Around 3,000 marchers in Madrid and a further 2,000 in Barcelona took to the streets on Sunday to demand a referendum on the constitutional reform agreed upon by the Socialists and the Popular Party that places a cap on the budget deficit. The reform is due to be voted on by Congress on Tuesday.
These were the biggest of a series of marches against the reform organized by the 15-M movement across Spain on Sunday. A further 400 turned out in Cádiz, 300 in Valencia, 300 in Vigo, 200 in San Sebastián, around 200 in Málaga, among other demonstrations.
The Madrid march, organized by Real Democracy Now, Youth Without Future and other groups linked to the 15-M movement began at Atocha station and ended in the Puerta del Sol. "The people also count.

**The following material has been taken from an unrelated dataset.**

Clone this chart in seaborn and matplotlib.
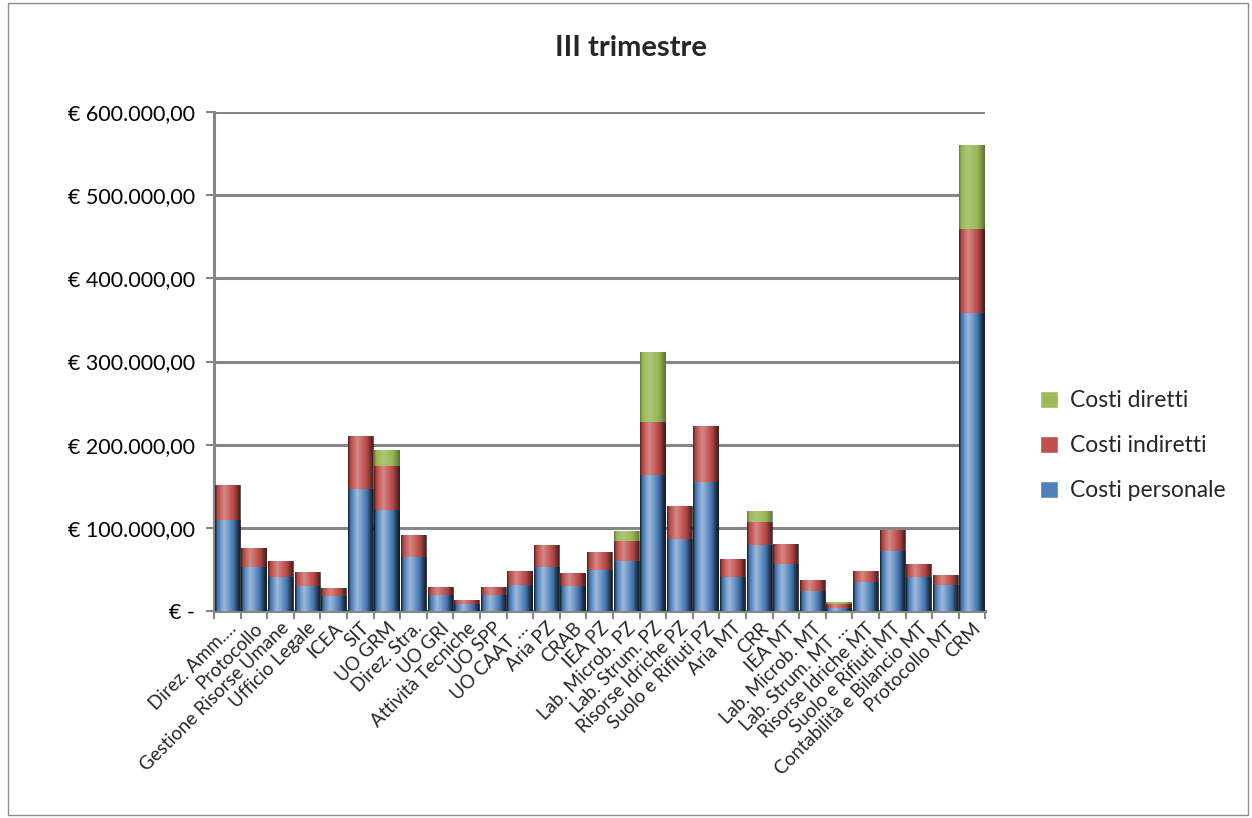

Referendum now!" proclaimed a large banner carried at the front of the march, which was followed by a debate in Sol to discuss the next measures the group would take to force the government into calling a referendum.

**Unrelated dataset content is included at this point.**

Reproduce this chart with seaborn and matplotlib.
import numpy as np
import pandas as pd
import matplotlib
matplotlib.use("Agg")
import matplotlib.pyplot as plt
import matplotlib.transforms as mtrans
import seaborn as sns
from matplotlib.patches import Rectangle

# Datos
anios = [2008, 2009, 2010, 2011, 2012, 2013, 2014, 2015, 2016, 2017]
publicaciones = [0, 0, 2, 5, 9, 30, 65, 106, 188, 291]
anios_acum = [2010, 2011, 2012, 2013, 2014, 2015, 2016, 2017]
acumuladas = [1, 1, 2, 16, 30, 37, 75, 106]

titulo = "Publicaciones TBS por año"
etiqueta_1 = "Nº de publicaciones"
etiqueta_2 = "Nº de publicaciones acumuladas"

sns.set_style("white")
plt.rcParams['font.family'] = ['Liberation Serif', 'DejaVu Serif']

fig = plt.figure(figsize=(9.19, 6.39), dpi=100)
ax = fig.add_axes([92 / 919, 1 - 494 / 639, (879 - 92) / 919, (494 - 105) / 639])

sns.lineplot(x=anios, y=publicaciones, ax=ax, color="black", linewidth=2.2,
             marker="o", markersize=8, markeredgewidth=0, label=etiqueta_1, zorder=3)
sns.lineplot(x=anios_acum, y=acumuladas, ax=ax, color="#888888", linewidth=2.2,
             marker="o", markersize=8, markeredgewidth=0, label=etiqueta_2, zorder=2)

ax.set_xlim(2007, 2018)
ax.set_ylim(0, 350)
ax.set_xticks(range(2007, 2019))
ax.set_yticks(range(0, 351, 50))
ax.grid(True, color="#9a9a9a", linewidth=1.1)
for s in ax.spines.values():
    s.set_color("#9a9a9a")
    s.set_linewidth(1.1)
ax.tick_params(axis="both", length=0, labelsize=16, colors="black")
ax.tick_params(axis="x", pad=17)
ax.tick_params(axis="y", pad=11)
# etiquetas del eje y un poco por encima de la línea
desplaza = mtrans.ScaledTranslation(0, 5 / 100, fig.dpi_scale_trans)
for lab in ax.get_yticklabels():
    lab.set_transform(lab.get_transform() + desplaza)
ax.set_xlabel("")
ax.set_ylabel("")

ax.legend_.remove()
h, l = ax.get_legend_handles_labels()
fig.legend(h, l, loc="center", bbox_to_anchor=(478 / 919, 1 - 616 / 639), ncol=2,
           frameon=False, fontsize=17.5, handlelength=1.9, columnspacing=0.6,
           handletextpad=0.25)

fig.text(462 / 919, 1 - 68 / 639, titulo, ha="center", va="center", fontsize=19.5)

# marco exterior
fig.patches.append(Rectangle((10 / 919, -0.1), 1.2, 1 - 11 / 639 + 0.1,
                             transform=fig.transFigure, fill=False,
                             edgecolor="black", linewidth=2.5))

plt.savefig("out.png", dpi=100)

"We are expecting a fall full of demonstrations," said Fabio Gándara of Real Democracy Now. Sunday's march was held without official permission as a rapidly taken response to a rapidly taken reform of the Constitution, Gándara explained. The decision has been taken by the Socialists and the PP "without debate, without informing citizens and without being submitted to public consultation."
The marchers are due to continue their protest around Congress on Tuesday, the day deputies are to debate the proposed reform.